Economic geographer and University of Waterloo professor Nancy Worth has studied why millennials — often faced with student loan debt — are choosing to continue living at home.

According to a 2017 report co-authored by Worth and funded by the Social Sciences and Humanities Research Council of Canada, the nature of work, and the prospect of home ownership is changing for young Canadians.

She adds that, anecdotally, their parents — many of them boomers — have also grown sympathetic to their plight.

“A lot of parents really recognize that their kids have it really different getting on the property ladder than they did perhaps in the 1970s,” she said.

Though lazy millennials living in the basement of their childhood home, sponging off their parents’ good will, was once a common stereotype, Worth says parents actually see staying home longer as an opportunity.

“It’s a way of saving for the future and making good financial decisions,” she said. “Maybe helping their kid get money for a down payment.”

According to a recent study by research and advocacy group Generation Squeeze, it takes the average young Canadian 13 years to save for a 20 per cent down payment on an average priced home. 

That’s compared to five years for someone of the same age and income bracket in 1976.

In Toronto, the group says it now takes young Canadians 21 years on average to save for a down payment. That number jumps to 29 in Vancouver.

“To put it simply, the price of homes has skyrocketed while earnings have remained stagnant,” said Sutton Eaves, co-executive director of Generation Squeeze.

‘1 per cent millennial’

One change that could improve housing affordability, particularly for young Canadians, is by taxing housing wealth, Worth says.

Statistics Canada, through their Canadian Housing Statistics Program, found that nearly 40 per cent of condominiums in Toronto are not owner-occupied, instead serving as investment properties.

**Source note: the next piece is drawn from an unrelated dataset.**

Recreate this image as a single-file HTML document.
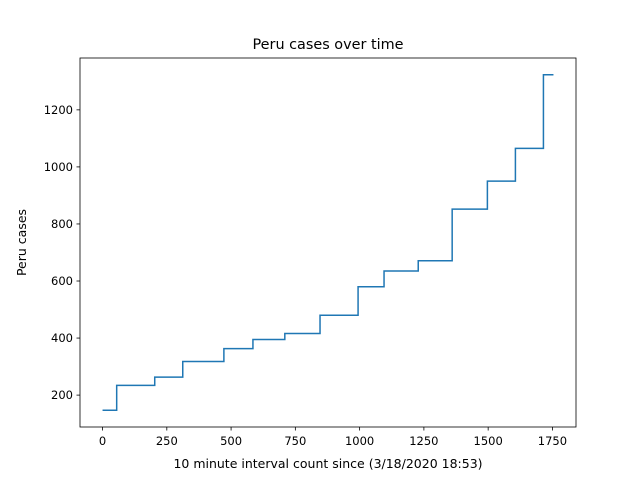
<!DOCTYPE html>
<html><head><meta charset="utf-8"><style>
body{margin:0;background:#fff;font-family:"Liberation Sans","DejaVu Sans",sans-serif;}
svg text{font-family:"DejaVu Sans","Liberation Sans",sans-serif;}
</style></head><body>
<svg id="chart" width="640" height="480" xmlns="http://www.w3.org/2000/svg">
<rect width="640" height="480" fill="#fff"/>
<text x="328" y="49" font-size="14.4" text-anchor="middle">Peru cases over time</text>
<text x="328" y="468" font-size="12.5" text-anchor="middle">10 minute interval count since (3/18/2020 18:53)</text>
<text transform="translate(26,242.5) rotate(-90)" font-size="12.5" text-anchor="middle">Peru cases</text>
<g id="ticks"></g>
<path id="line" fill="none" stroke="#1f77b4" stroke-width="1.5"/>
<rect x="80" y="58" width="496" height="369" fill="none" stroke="#000" stroke-width="0.8"/>
</svg>
<script>
const xs=[0,55,203,312,472,585,709,846,994,1095,1228,1360,1497,1606,1715,1754];
const ys=[147,234,263,318,363,395,416,480,580,635,671,852,950,1065,1323,1323];
const xTicks=[0,250,500,750,1000,1250,1500,1750];
const yTicks=[200,400,600,800,1000,1200];
const L=80,R=576,T=58,B=427;
const xmin=Math.min(...xs),xmax=Math.max(...xs),ymin=Math.min(...ys),ymax=Math.max(...ys);
const xr=xmax-xmin,yr=ymax-ymin;
const x0=xmin-0.05*xr,x1=xmax+0.05*xr,y0=ymin-0.05*yr,y1=ymax+0.05*yr;
const sx=v=>L+(v-x0)/(x1-x0)*(R-L);
const sy=v=>B-(v-y0)/(y1-y0)*(B-T);
let d='M'+sx(xs[0])+','+sy(ys[0]);
for(let i=1;i<xs.length;i++){d+=' L'+sx(xs[i])+','+sy(ys[i-1])+' L'+sx(xs[i])+','+sy(ys[i]);}
document.getElementById('line').setAttribute('d',d);
const g=document.getElementById('ticks');const NS='http://www.w3.org/2000/svg';
xTicks.forEach(v=>{const x=sx(v);
const l=document.createElementNS(NS,'line');l.setAttribute('x1',x);l.setAttribute('x2',x);l.setAttribute('y1',B);l.setAttribute('y2',B+3.5);l.setAttribute('stroke','#000');l.setAttribute('stroke-width','0.8');


g.appendChild(l);
const t=document.createElementNS(NS,'text');t.setAttribute('x',x);t.setAttribute('y',B+18);t.setAttribute('font-size','11.5');t.setAttribute('text-anchor','middle');t.textContent=v;


g.appendChild(t);});
yTicks.forEach(v=>{const y=sy(v);
const l=document.createElementNS(NS,'line');l.setAttribute('x1',L-3.5);l.setAttribute('x2',L);l.setAttribute('y1',y);l.setAttribute('y2',y);l.setAttribute('stroke','#000');l.setAttribute('stroke-width','0.8');


g.appendChild(l);
const t=document.createElementNS(NS,'text');t.setAttribute('x',L-7);t.setAttribute('y',y+4);t.setAttribute('font-size','11.5');t.setAttribute('text-anchor','end');t.textContent=v;


g.appendChild(t);});
</script>
</body></html>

“That means they’re owned by investors or they’re rented out as income properties,” Worth said. 

“We really see a shift in, especially Toronto’s housing market, of housing being about an investment — a way of making money, rather than being a place to live.”

Goldstone expects she and her fiancé will be able to purchase their first home within a decade. However, the freelancer worries for friends and colleagues who face high costs of living without support, and for whom home ownership is out of reach.

“I weep for my peers because I know most of them don’t have that, and I feel lucky,” she said. 

“Eventually I’m going to get there … whereas I know that’s not the case for a lot of people.”